To Tixall and beyond
The nice thing about being retired is that we don’t have a schedule to keep to now, so when we moved just a couple of miles to Great Haywood and visited the fabulous Canalside Farm Shop and Cafe (they have some lovely fresh produce and we came out poorer than we intended ;-0) we opted to stay there for the night. In the evening Dave & Lesley, who we had been moored next to at Wolesley Bridge walked past so we invited them in and spent the evening chatting about everything and anything, including the fact that I wished that I could splice a rope properly. Lesley promptly offered to come back in the morning to show me, which she did, coming back equipped with diagrams and Swedish fids!
After my instruction we filled up with water etc. and then turned through the junction bridge onto the Staffs & Worcs (Staffordshire and Worcestershire Canal). Tixall Wide is a broad stretch of the canal which the owners of Tixall House insisted on, so it looked like an ornamental lake, as part of the deal for routing the canal though their estate. Ironically all that remains of Tixall House is the impressive gatehouse, which is visible in the distance.
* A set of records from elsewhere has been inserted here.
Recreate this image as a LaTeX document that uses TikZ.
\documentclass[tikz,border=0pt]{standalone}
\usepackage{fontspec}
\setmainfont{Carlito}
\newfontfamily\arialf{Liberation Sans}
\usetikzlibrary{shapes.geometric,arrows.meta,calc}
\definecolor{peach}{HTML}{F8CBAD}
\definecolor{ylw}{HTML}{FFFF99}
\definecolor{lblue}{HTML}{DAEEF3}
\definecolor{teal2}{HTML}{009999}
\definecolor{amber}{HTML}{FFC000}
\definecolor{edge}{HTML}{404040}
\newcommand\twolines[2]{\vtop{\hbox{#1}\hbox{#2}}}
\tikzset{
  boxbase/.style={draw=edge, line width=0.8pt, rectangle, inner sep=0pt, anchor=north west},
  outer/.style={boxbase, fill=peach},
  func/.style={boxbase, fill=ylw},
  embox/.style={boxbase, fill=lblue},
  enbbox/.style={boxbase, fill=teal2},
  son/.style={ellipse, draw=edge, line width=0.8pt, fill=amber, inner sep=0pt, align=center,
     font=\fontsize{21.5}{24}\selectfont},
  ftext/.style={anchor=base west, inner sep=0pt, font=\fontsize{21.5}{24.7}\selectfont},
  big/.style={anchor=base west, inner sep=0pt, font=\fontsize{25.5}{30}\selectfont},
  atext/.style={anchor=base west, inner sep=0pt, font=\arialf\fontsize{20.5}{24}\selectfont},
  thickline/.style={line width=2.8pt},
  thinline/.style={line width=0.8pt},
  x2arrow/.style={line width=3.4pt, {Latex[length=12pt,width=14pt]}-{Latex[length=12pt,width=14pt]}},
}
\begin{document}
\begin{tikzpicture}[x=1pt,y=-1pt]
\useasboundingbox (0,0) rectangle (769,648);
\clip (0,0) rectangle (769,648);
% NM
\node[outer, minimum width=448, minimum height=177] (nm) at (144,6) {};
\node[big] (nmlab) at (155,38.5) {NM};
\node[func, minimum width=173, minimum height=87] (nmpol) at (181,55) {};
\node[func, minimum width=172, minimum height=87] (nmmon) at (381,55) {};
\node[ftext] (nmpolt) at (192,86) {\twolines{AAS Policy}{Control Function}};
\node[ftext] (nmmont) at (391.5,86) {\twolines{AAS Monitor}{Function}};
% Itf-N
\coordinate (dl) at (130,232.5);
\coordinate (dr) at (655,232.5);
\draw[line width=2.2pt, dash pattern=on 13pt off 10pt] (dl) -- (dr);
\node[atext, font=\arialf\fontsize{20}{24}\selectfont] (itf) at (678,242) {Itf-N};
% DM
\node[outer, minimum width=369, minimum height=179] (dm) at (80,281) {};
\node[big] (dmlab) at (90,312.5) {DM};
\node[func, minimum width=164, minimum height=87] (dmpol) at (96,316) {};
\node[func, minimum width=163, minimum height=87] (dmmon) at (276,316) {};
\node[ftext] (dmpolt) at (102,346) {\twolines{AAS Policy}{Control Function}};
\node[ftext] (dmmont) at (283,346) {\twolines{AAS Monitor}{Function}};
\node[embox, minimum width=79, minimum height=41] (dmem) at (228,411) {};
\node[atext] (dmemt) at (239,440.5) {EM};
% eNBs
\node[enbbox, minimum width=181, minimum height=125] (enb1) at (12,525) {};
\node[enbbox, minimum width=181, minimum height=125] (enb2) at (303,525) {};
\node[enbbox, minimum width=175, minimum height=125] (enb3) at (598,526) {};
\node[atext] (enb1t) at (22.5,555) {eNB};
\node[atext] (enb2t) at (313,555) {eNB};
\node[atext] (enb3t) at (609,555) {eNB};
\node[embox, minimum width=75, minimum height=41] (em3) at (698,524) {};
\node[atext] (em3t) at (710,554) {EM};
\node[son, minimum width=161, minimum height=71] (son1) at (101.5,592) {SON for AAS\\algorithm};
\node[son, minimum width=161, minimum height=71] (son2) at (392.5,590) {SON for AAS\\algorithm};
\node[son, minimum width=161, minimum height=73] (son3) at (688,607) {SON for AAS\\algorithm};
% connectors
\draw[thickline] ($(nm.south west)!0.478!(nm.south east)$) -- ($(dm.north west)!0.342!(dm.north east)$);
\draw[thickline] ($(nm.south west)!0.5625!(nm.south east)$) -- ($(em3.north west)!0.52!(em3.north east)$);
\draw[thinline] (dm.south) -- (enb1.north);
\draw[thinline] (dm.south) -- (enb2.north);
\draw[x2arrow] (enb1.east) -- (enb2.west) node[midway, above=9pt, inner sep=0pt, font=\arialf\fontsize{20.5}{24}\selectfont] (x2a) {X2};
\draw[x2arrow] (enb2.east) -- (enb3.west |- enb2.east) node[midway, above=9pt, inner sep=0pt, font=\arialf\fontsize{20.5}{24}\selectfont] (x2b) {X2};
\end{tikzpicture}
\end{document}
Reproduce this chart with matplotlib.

We passed through several locks and for most of the way the M6 was our near companion although we couldn’t always see it. There was an attractive Turnover Bridge to photograph swapping the towpath from one side of the canal to the other.
We paused at Park Gate lock to visit Midland Chandlers and buy some rope to practice splicing, then after passing through Penkridge Lock found ourselves a mooring where we shall stay for a couple of days as we need to have our post forwarded Post Restante to the local Post Office.
Whilst here we have explored the town which has a good range of independent shops, including a proper hardware shop where we got cotton sash-cord, and had lunch at The Boat Inn who took 45 minutes to produce a burger, although it was nice to sit outside with a pint in the sunshine whilst we waited, but seriously guys, why serve an outside meal on a wooden breadboard so the salad blows away and the chips get cold?
I am happy to report that the Eye Splice has been mastered and I have made a couple of short mooring straps (or is it strops or maybe warps?) with eyes on either end, like this anyway!
A little more challenging was the ‘Turk’s Head’ a largely decorative knot, used for Boy Scouts’ woggles, but in our case to decorate and protect the paint on the swan-neck from being damaged when opening the hatch in the counter (back deck).
It took me a while to find a set of instructions which I could understand but this set at Ropeworks worked for me.
We passed Tony and Jacqui on nb Timewarp on our way here and yesterday afternoon they caught up and moored behind us. They were colleagues when I worked for Oxfordshire Narrowboats at Heyford Wharf and they are now selling brass tiller pins from their boat.